The request:
Transcribe every line from the top down to the line with "(0pt,0pt) rectangle (635pt,504pt);", both ends included, but not the pictures.

Provided data:
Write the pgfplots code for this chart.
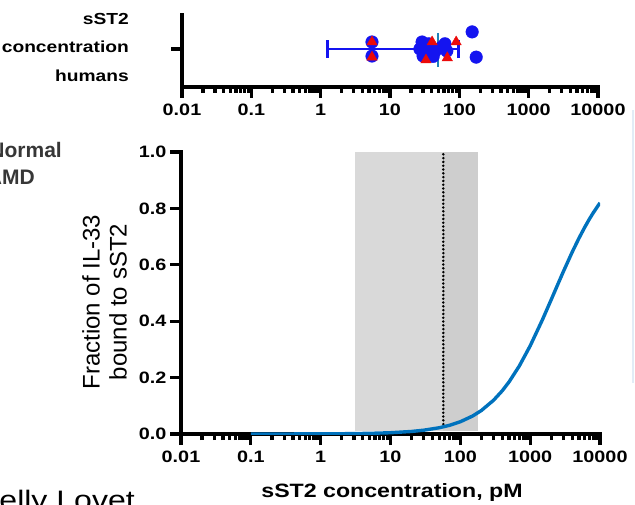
\documentclass[border=0pt]{standalone}
\usepackage{fontspec}
\setmainfont{Liberation Sans}[FakeStretch=1.2]
\newfontfamily\plainsans{Liberation Sans}
\usepackage{pgfplots}
\pgfplotsset{compat=1.18}

\definecolor{curveblue}{RGB}{0,114,189}
\definecolor{dotblue}{RGB}{20,20,240}
\definecolor{trired}{RGB}{235,10,10}
\definecolor{meanteal}{RGB}{30,130,185}
\definecolor{shadeA}{RGB}{217,217,217}
\definecolor{shadeB}{RGB}{206,206,206}
\definecolor{legendgray}{RGB}{55,55,55}
\definecolor{faintblue}{RGB}{225,236,246}

% prism-like look for both axes
\pgfplotsset{
  every axis/.append style={
    scale only axis,
    axis x line=bottom, axis y line=left,
    axis line style={-, line width=3.8pt, line cap=rect},
    xmin=0.01, xmax=10000,
    xtick={0.01,0.1,1,10,100,1000,10000},
    xticklabels={0.01,0.1,1,10,100,1000,10000},
    minor xtick={0.02,0.03,0.04,0.05,0.06,0.07,0.08,0.09,
                 0.2,0.3,0.4,0.5,0.6,0.7,0.8,0.9,
                 2,3,4,5,6,7,8,9,20,30,40,50,60,70,80,90,
                 200,300,400,500,600,700,800,900,
                 2000,3000,4000,5000,6000,7000,8000,9000},
    tick align=outside,
    major tick length=11pt, minor tick length=6pt,
    tick style={line width=3.3pt, black},
    ticklabel style={font=\fontsize{16.5}{18}\selectfont\bfseries},
    xticklabel style={yshift=-2.5pt},
  },
}

\begin{document}
\begin{tikzpicture}
\useasboundingbox (0pt,0pt) rectangle (635pt,504pt);

% top panel: measured concentrations
\begin{semilogxaxis}[at={(182pt,417pt)}, anchor=south west,
  width=416pt, height=72pt, ymin=0, ymax=2,
  ytick={1.056}, yticklabels={}, clip=false]
\addplot[dotblue, line width=2.8pt] coordinates {(1.24,1.056) (96,1.056)};
\addplot[dotblue, line width=2.8pt] coordinates {(1.24,0.806) (1.24,1.306)};
\addplot[dotblue, line width=2.8pt] coordinates {(96,0.806) (96,1.306)};
\addplot[only marks, mark=*, mark size=6.3pt, mark options={draw=dotblue, fill=dotblue}] coordinates {
  (5.5,1.25) (5.5,0.86) (27,1.056) (29,1.25) (30,0.86) (32,1.15) (33,0.95)
  (36,1.2) (38,0.9) (42,0.85) (45,1.0) (55,1.1) (62,1.2) (66,1.0)
  (153,1.53) (175,0.83)};
\addplot[only marks, mark=triangle*, mark size=6pt, mark options={draw=trired, fill=trired}] coordinates {
  (5.5,1.25) (5.5,0.83) (40.5,1.25) (33,0.75) (67,0.81) (90,1.25)};
\addplot[meanteal, line width=2.4pt] coordinates {(49.4,0.556) (49.4,1.5)};
\end{semilogxaxis}

% bottom panel: binding curve
\begin{semilogxaxis}[at={(181pt,70pt)}, anchor=south west,
  width=419pt, height=282pt, ymin=0, ymax=1,
  ytick={0,0.2,0.4,0.6,0.8,1},
  yticklabels={0.0,0.2,0.4,0.6,0.8,1.0}]
\addplot[draw=none, fill=shadeA] coordinates {(3.06,0.01) (3.06,1) (57,1) (57,0.01)} -- cycle;
\addplot[draw=none, fill=shadeB] coordinates {(57,0.01) (57,1) (181,1) (181,0.01)} -- cycle;
\addplot[black, line width=2.8pt, line cap=round, dash pattern=on 0pt off 3.8pt] coordinates {(57,0.035) (57,1)};
\addplot[curveblue, line width=3.4pt] coordinates {
  (0.1,0.00005) (0.2,0.0001) (0.5,0.0002) (1,0.0005) (2,0.0009) (5,0.0023)
  (10,0.0045) (20,0.009) (30,0.0135) (50,0.0222) (70,0.0308) (100,0.0435)
  (150,0.0638) (200,0.0833) (300,0.12) (400,0.1538) (500,0.1852) (700,0.2414)
  (1000,0.3125) (1500,0.4054) (2000,0.4762) (2500,0.5319) (3000,0.5769)
  (4000,0.6452) (5000,0.6944) (6000,0.7317) (7000,0.7609) (8000,0.7843)
  (10000,0.8197)};
\end{semilogxaxis}

\node[anchor=east, align=right, inner sep=0pt, font=\fontsize{16}{28.5}\selectfont\bfseries] at (129pt,457pt) {sST2\\concentration\\humans};
\node[rotate=90, align=center, inner sep=0pt, font=\plainsans\fontsize{24}{27}\selectfont] at (104.5pt,202pt) {Fraction of IL-33\\bound to sST2};
\node[inner sep=0pt, font=\fontsize{19.3}{21}\selectfont\bfseries] at (392pt,11pt) {sST2 concentration, pM};

% cut-off legend and caption of the slide
\node[anchor=base east, inner sep=0pt, text=legendgray, font=\plainsans\fontsize{21}{22}\selectfont\bfseries] at (62pt,346pt) {Normal};
\node[anchor=base east, inner sep=0pt, text=legendgray, font=\plainsans\fontsize{21}{22}\selectfont\bfseries] at (35pt,319pt) {AMD};
\node[anchor=base east, inner sep=0pt, font=\fontsize{26.7}{30}\selectfont] at (135pt,-5pt) {Kelly Lovet};
\draw[faintblue, line width=1.2pt] (633pt,121pt) -- (633pt,394pt);
\end{tikzpicture}
\end{document}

Solved exercise:
Write the pgfplots code for this chart.
\documentclass[border=0pt]{standalone}
\usepackage{fontspec}
\setmainfont{Liberation Sans}[FakeStretch=1.2]
\newfontfamily\plainsans{Liberation Sans}
\usepackage{pgfplots}
\pgfplotsset{compat=1.18}

\definecolor{curveblue}{RGB}{0,114,189}
\definecolor{dotblue}{RGB}{20,20,240}
\definecolor{trired}{RGB}{235,10,10}
\definecolor{meanteal}{RGB}{30,130,185}
\definecolor{shadeA}{RGB}{217,217,217}
\definecolor{shadeB}{RGB}{206,206,206}
\definecolor{legendgray}{RGB}{55,55,55}
\definecolor{faintblue}{RGB}{225,236,246}

% prism-like look for both axes
\pgfplotsset{
  every axis/.append style={
    scale only axis,
    axis x line=bottom, axis y line=left,
    axis line style={-, line width=3.8pt, line cap=rect},
    xmin=0.01, xmax=10000,
    xtick={0.01,0.1,1,10,100,1000,10000},
    xticklabels={0.01,0.1,1,10,100,1000,10000},
    minor xtick={0.02,0.03,0.04,0.05,0.06,0.07,0.08,0.09,
                 0.2,0.3,0.4,0.5,0.6,0.7,0.8,0.9,
                 2,3,4,5,6,7,8,9,20,30,40,50,60,70,80,90,
                 200,300,400,500,600,700,800,900,
                 2000,3000,4000,5000,6000,7000,8000,9000},
    tick align=outside,
    major tick length=11pt, minor tick length=6pt,
    tick style={line width=3.3pt, black},
    ticklabel style={font=\fontsize{16.5}{18}\selectfont\bfseries},
    xticklabel style={yshift=-2.5pt},
  },
}

\begin{document}
\begin{tikzpicture}
\useasboundingbox (0pt,0pt) rectangle (635pt,504pt);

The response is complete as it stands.